C’était Planteur, l’assistant d’Ender et son meilleur ami chez les piggies. Planteur était l’un des fils du pequenino nommé Humain, qu’Ender avait fait passer dans la « troisième vie », le stade arborescent. Ender brandit la pochette en plastique transparent pour que Planteur voie es feuilles à l’intérieur.
— Tout à fait mort, Porte-Parole, dit Planteur, sans émotion apparente.
C’était là ce qui avait été, au début, l’aspect le plus déconcertant du travail avec les pequeninos : ils ne manifestaient pas d’émotions sous des formes que les humains pouvaient d’ordinaire facilement interpréter. C’était l’un des plus grands obstacles à leur acceptation par la plupart des colons. Les piggies n’étaient ni mignons ni câlins : ils étaient bizarres, un point, c’est tout.
— Nous recommencerons, dit Ender. Je crois que nous nous approchons du but.
— Votre épouse veut vous voir, dit Planteur.
Le mot « épouse », même traduit dans une langue humaine comme le stark, était tellement chargé de tension pour un pequenino qu’il lui était difficile de le prononcer naturellement – Planteur en fit presque un croassement. Et pourtant, le concept d’épouse avait tant de force chez les pequeninos que, s’ils pouvaient appeler Novinha par son prénom quand ils s’adressaient à elle en particulier, ils ne pouvaient la désigner que par son titre lorsqu’ils s’adressaient à son mari.
— De toute façon, j’allais la voir, dit Ender. Veux-tu, s’il te plaît, mesurer ces plants de pommes de terre et noter les chiffres ?
Planteur sauta en l’air – comme du pop-corn, songea Ender. Son visage avait beau rester, aux yeux d’un humain, sans expression, le bond vertical témoignait de son allégresse.
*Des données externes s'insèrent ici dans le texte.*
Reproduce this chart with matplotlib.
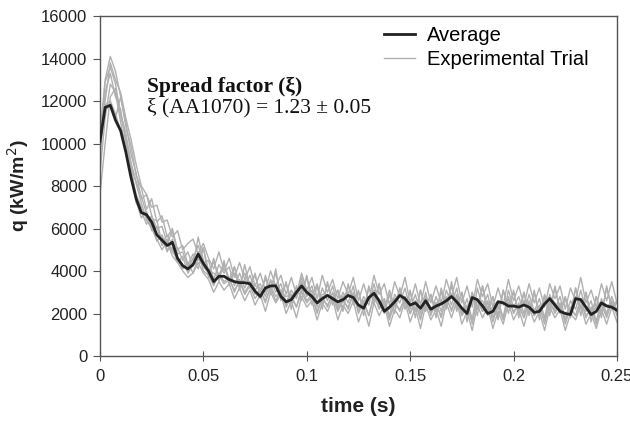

Planteur adorait travailler avec l’électronique, à la fois parce que les machines le fascinaient et parce que cela augmentait grandement son prestige chez es autres pequeninos mâles. Planteur commença sur-le-champ à sortir la caméra et son ordinateur du sac dont il ne se séparait jamais.
— Quand tu auras terminé, veux-tu, s’il te plaît, préparer cette parcelle isolée à l’irradiation ?
— Oui, dit Planteur. Oui, oui, oui.
Ender soupira. Les pequeninos étaient vraiment exaspérés d’apprendre des humains ce qu’ils savaient déjà.
Planteur connaissait sûrement la marche à suivre lorsque la descolada s’était adaptée à une nouvelle variété de plante : il fallait détruire le virus « instruit » tant qu’il était encore isolé. Inutile de faire profiter toute la communauté virale de ce qu’une souche venait d’apprendre. Ender n’aurait donc pas dû le lui rappeler. Et pourtant, c’était ainsi que les humains satisfaisaient leur sens de la responsabilité : en vérifiant même quand ils savaient que c’était inutile.
Planteur était tellement occupé que c’est à peine s’il remarqua qu’Ender quittait le champ. Lorsque Ender fut à l’intérieur de la cabine d’isolation à l’extrémité du champ côté ville, il se déshabilla, mit ses vêtements dans le purificateur, puis fit la danse de la purification : lever les mains bien haut, faire des moulinets avec les bras, tourner sur place, s’accroupir et se relever, afin qu’aucune partie de son corps n’échappe à la combinaison de radiations et de gaz qui remplissait la cabine. Il respira profondément par la bouche et par le nez, puis toussa – comme toujours — parce que les concentrations gazeuses dépassaient presque es limites de la tolérance humaine. Trois minutes entières, les yeux qui brûlent, les poumons qui sifflent tandis qu’on lève les bras, s’accroupit et se relève : le rituel d’obéissance à la toute-puissante descolada. Ainsi nous humilions-nous devant celle qui, incontestablement, détient le droit de vie et de mort sur cette planète.